*ITEMS*
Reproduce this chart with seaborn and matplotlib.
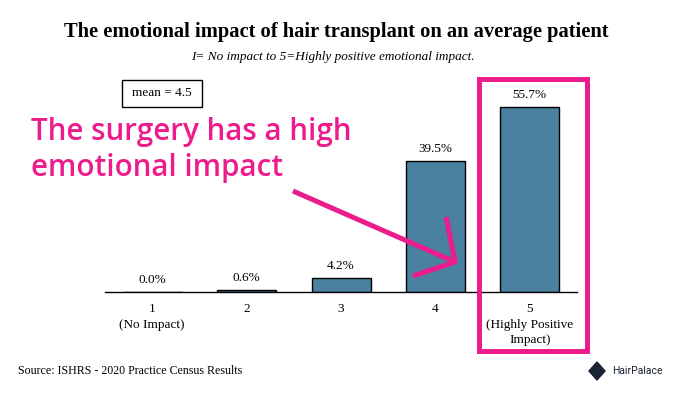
import matplotlib
matplotlib.use("Agg")
import matplotlib.pyplot as plt
from matplotlib.patches import Rectangle
from matplotlib.lines import Line2D
import seaborn as sns
import pandas as pd

categories = ["1\n(No Impact)", "2", "3", "4", "5\n(Highly Positive\nImpact)"]
values = [0.0, 0.6, 4.2, 39.5, 55.7]
value_labels = ["0.0%", "0.6%", "4.2%", "39.5%", "55.7%"]

title = "The emotional impact of hair transplant on an average patient"
subtitle = "I= No impact to 5=Highly positive emotional impact."
mean_text = "mean = 4.5"
callout_lines = ["The surgery has a high", "emotional impact"]
source = "Source: ISHRS - 2020 Practice Census Results"
brand = "HairPalace"

BAR = "#4B81A0"
PINK = "#EC1C8C"
SERIF = "Liberation Serif"

sns.set_theme(style="white")
plt.rcParams["font.family"] = [SERIF, "DejaVu Serif"]
plt.rcParams["text.color"] = "black"
plt.rcParams["xtick.color"] = "black"
plt.rcParams["xtick.labelcolor"] = "black"

W, H = 673, 395
fig = plt.figure(figsize=(W / 100, H / 100), dpi=100)
fig.patch.set_facecolor("white")

def fx(px):
    return px / W

def fy(py):
    return 1 - py / H

ax = fig.add_axes([fx(105), fy(292), fx(577) - fx(105), fy(93) - fy(292)])
df = pd.DataFrame({"cat": categories, "val": values})
sns.barplot(data=df, x="cat", y="val", color=BAR, saturation=1, width=0.625,
            edgecolor="black", linewidth=1.0, ax=ax)
ax.set_xlim(-0.5, 4.5)
ax.set_ylim(0, 60)
for s in ["top", "left", "right"]:
    ax.spines[s].set_visible(False)
ax.spines["bottom"].set_color("black")
ax.spines["bottom"].set_linewidth(1.0)
ax.set_yticks([])
ax.set_xlabel("")
ax.set_ylabel("")
ax.set_xticks(range(len(categories)))
ax.set_xticklabels(categories, fontsize=9.5, family=SERIF, linespacing=1.38, color="black")
ax.tick_params(axis="x", which="major", length=0, pad=8)
ax.set_xticks([i - 0.5 for i in range(len(categories) + 1)], minor=True)
ax.tick_params(axis="x", which="minor", length=4, width=1, color="black", direction="out")
for i, (v, lab) in enumerate(zip(values, value_labels)):
    ax.annotate(lab, (i, v), xytext=(0, 12), textcoords="offset pixels",
                ha="center", va="center", fontsize=9.5, family=SERIF, color="black")

fig.text(fx(336), fy(32), title, ha="center", va="center", fontsize=14.8,
         fontweight="bold", family=SERIF, color="black")
fig.text(fx(333), fy(57), subtitle, ha="center", va="center", fontsize=9.5,
         style="italic", family=SERIF, color="black")

# mean box
fig.patches.append(Rectangle((fx(122), fy(107)), fx(202) - fx(122), fy(80) - fy(107),
                             transform=fig.transFigure, fill=False, edgecolor="black", lw=1))
fig.text(fx(162), fy(93.5), mean_text, ha="center", va="center", fontsize=9.5, family=SERIF)

# pink callout
for line, base in zip(callout_lines, [140, 176]):
    fig.text(fx(31), fy(base), line, ha="left", va="baseline", fontsize=21.3,
             fontweight="semibold", family=["Open Sans", "DejaVu Sans"], color=PINK)

# arrow
arrow_kw = dict(transform=fig.transFigure, color=PINK, lw=3.6, solid_capstyle="butt")
fig.lines.append(Line2D([fx(293), fx(455)], [fy(191), fy(262)], **arrow_kw))
fig.lines.append(Line2D([fx(446), fx(455), fx(413)], [fy(217), fy(262), fy(276)], **arrow_kw))

# pink highlight box
fig.patches.append(Rectangle((fx(478.5), fy(350.5)), fx(586.5) - fx(478.5), fy(78.5) - fy(350.5),
                             transform=fig.transFigure, fill=False, edgecolor=PINK, lw=3.6))

fig.text(fx(18), fy(371), source, ha="left", va="center", fontsize=8.6, family=SERIF)

# brand
fig.patches.append(plt.Polygon([(fx(589), fy(371)), (fx(597), fy(362)),
                                (fx(605), fy(371)), (fx(597), fy(380))],
                               closed=True, transform=fig.transFigure, color="#1a2233"))
fig.text(fx(612), fy(371), brand, ha="left", va="center", fontsize=7.5,
         family=["Roboto", "DejaVu Sans"], color="#1a2233")

fig.savefig("out.png", dpi=100, facecolor="white")
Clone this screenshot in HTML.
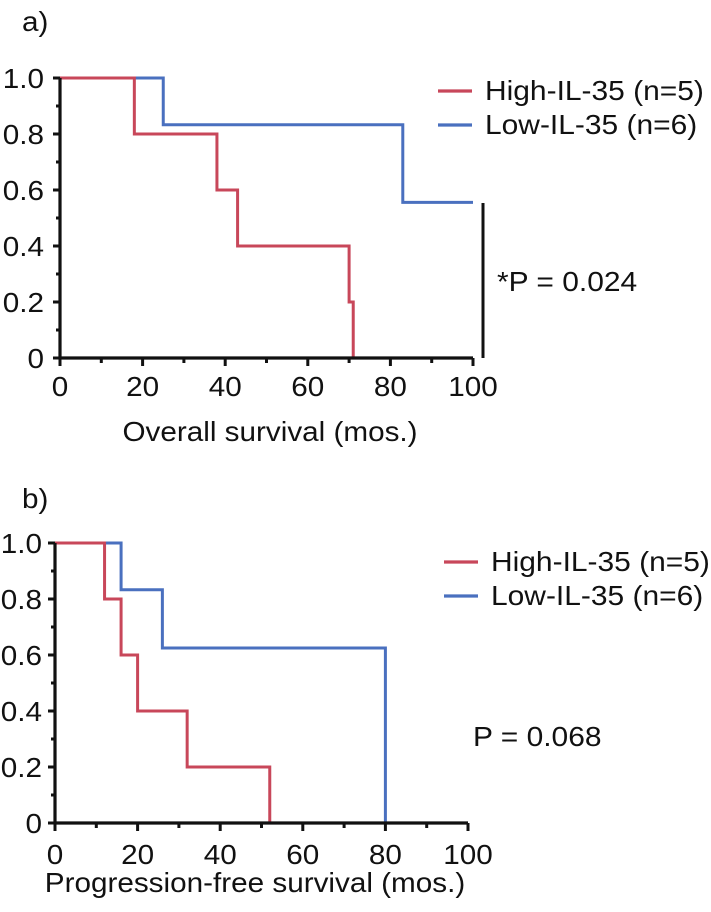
<!DOCTYPE html>
<html><head><meta charset="utf-8"><style>
html,body{margin:0;padding:0;background:#fff;}
svg{display:block;font-family:"Liberation Sans",Arial,sans-serif;}
</style></head><body>
<svg id="svg" width="711" height="912" viewBox="0 0 711 912" xmlns="http://www.w3.org/2000/svg"></svg>
<script>
// Panel a data
const aHighTimes = [0, 18, 38, 43, 70, 71];
const aHighSurv = [1.0, 0.8, 0.6, 0.4, 0.2, 0];
const aLowTimes = [0, 25, 83, 100];
const aLowSurv = [1.0, 0.833, 0.556, 0.556];
// Panel b data
const bHighTimes = [0, 12, 16, 20, 32, 52];
const bHighSurv = [1.0, 0.8, 0.6, 0.4, 0.2, 0];
const bLowTimes = [0, 16, 26, 80];
const bLowSurv = [1.0, 0.833, 0.625, 0];
const xTicks = [0, 20, 40, 60, 80, 100];
const yTicks = [0, 0.2, 0.4, 0.6, 0.8, 1.0];
const yTickLabels = ["0", "0.2", "0.4", "0.6", "0.8", "1.0"];
const legendLabels = ["High-IL-35 (n=5)", "Low-IL-35 (n=6)"];

const NS = "http://www.w3.org/2000/svg";
const svg = document.getElementById('svg');
const RED = "#c8475a", BLUE = "#4a70bf";
const FS = 28, SX = 1.06;
function el(tag, attrs, parent) {
  const e = document.createElementNS(NS, tag);
  for (const k in attrs) e.setAttribute(k, attrs[k]);
  (parent || svg).appendChild(e);
  return e;
}
function txt(s, x, y, size, anchor, sx, parent) {
  const t = el('text', {transform: `translate(${x},${y}) scale(${sx},1)`, 'font-size': size, 'text-anchor': anchor, fill: '#111'}, parent);
  t.textContent = s;
  return t;
}

function panel(name, P, hiT, hiS, loT, loS, title) {
  const g = el('g', {});
  
  
  const X = v => P.x0 + (P.x1 - P.x0) * v / 100;
  const Y = v => P.y0 - (P.y0 - P.y1) * v;
  function stepPath(T, S) {
    let d = `M${X(T[0])},${Y(S[0])}`;
    for (let i = 1; i < T.length; i++) {
      d += ` H${X(T[i])} V${Y(S[i])}`;
    }
    return d;
  }
  const lo = el('path', {d: stepPath(loT, loS), fill: 'none', stroke: BLUE, 'stroke-width': 3}, g);
  
  
  const hi = el('path', {d: stepPath(hiT, hiS), fill: 'none', stroke: RED, 'stroke-width': 3}, g);
  
  
  const ax = el('path', {d: `M${P.x0},${Y(1)} V${P.y0} H${X(100)}`, fill: 'none', stroke: '#111', 'stroke-width': 3.2}, g);
  
  
  for (let v = 0; v <= 100; v += 10) {
    const big = v % 20 === 0;
    el('line', {x1: X(v), x2: X(v), y1: P.y0, y2: P.y0 + (big ? 8 : 5), stroke: '#111', 'stroke-width': 3}, g);
  }
  for (let i = 0; i <= 10; i++) {
    const big = i % 2 === 0;
    el('line', {x1: P.x0, x2: P.x0 - (big ? 7 : 4), y1: Y(i / 10), y2: Y(i / 10), stroke: '#111', 'stroke-width': 3}, g);
  }
  xTicks.forEach(v => {
    const t = txt(String(v), X(v), P.xlabY, FS, 'middle', SX, g);
    
    
  });
  yTicks.forEach((v, i) => {
    const t = txt(yTickLabels[i], P.x0 - P.lblGap, Y(v) + 10, FS, 'end', SX, g);
    
    
  });
  const tt = txt(title, P.titleX, P.titleY, FS, 'middle', SX, g);
  
  
  [RED, BLUE].forEach((c, i) => {
    const lg = el('g', {}, g);
    
    
    el('line', {x1: P.lx, x2: P.lx + 34, y1: P.ly[i], y2: P.ly[i], stroke: c, 'stroke-width': 3.2}, lg);
    txt(legendLabels[i], P.lx + 47, P.ly[i] + 9, FS, 'start', 1.07, lg);
  });
}

panel('panel-a-overall-survival', {x0: 60, x1: 473, y0: 358, y1: 78, xlabY: 396, titleX: 270, titleY: 441, lx: 438, ly: [91, 125], lblGap: 16},
  aHighTimes, aHighSurv, aLowTimes, aLowSurv, 'Overall survival (mos.)');
panel('panel-b-progression-free-survival', {x0: 55, x1: 468, y0: 823, y1: 543, xlabY: 864, titleX: 255, titleY: 892, lx: 444, ly: [562, 596], lblGap: 13},
  bHighTimes, bHighSurv, bLowTimes, bLowSurv, 'Progression-free survival (mos.)');

let t;
t = txt('a)', 22, 31, FS, 'start', SX);


t = txt('b)', 22, 508, FS, 'start', SX);


const sig = el('line', {x1: 483, x2: 483, y1: 203, y2: 358, stroke: '#111', 'stroke-width': 3});


t = txt('*P = 0.024', 497, 291, FS, 'start', 1.07);


t = txt('P = 0.068', 473, 746, FS, 'start', 1.07);


</script>
</body></html>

*CHALLENGE*
From the first line above down to the line with "return 1 - py / H", reproduce every line and no others, omitting pictures.

*EXERCISE RESULT*
Reproduce this chart with seaborn and matplotlib.
import matplotlib
matplotlib.use("Agg")
import matplotlib.pyplot as plt
from matplotlib.patches import Rectangle
from matplotlib.lines import Line2D
import seaborn as sns
import pandas as pd

categories = ["1\n(No Impact)", "2", "3", "4", "5\n(Highly Positive\nImpact)"]
values = [0.0, 0.6, 4.2, 39.5, 55.7]
value_labels = ["0.0%", "0.6%", "4.2%", "39.5%", "55.7%"]

title = "The emotional impact of hair transplant on an average patient"
subtitle = "I= No impact to 5=Highly positive emotional impact."
mean_text = "mean = 4.5"
callout_lines = ["The surgery has a high", "emotional impact"]
source = "Source: ISHRS - 2020 Practice Census Results"
brand = "HairPalace"

BAR = "#4B81A0"
PINK = "#EC1C8C"
SERIF = "Liberation Serif"

sns.set_theme(style="white")
plt.rcParams["font.family"] = [SERIF, "DejaVu Serif"]
plt.rcParams["text.color"] = "black"
plt.rcParams["xtick.color"] = "black"
plt.rcParams["xtick.labelcolor"] = "black"

W, H = 673, 395
fig = plt.figure(figsize=(W / 100, H / 100), dpi=100)
fig.patch.set_facecolor("white")

def fx(px):
    return px / W

def fy(py):
    return 1 - py / H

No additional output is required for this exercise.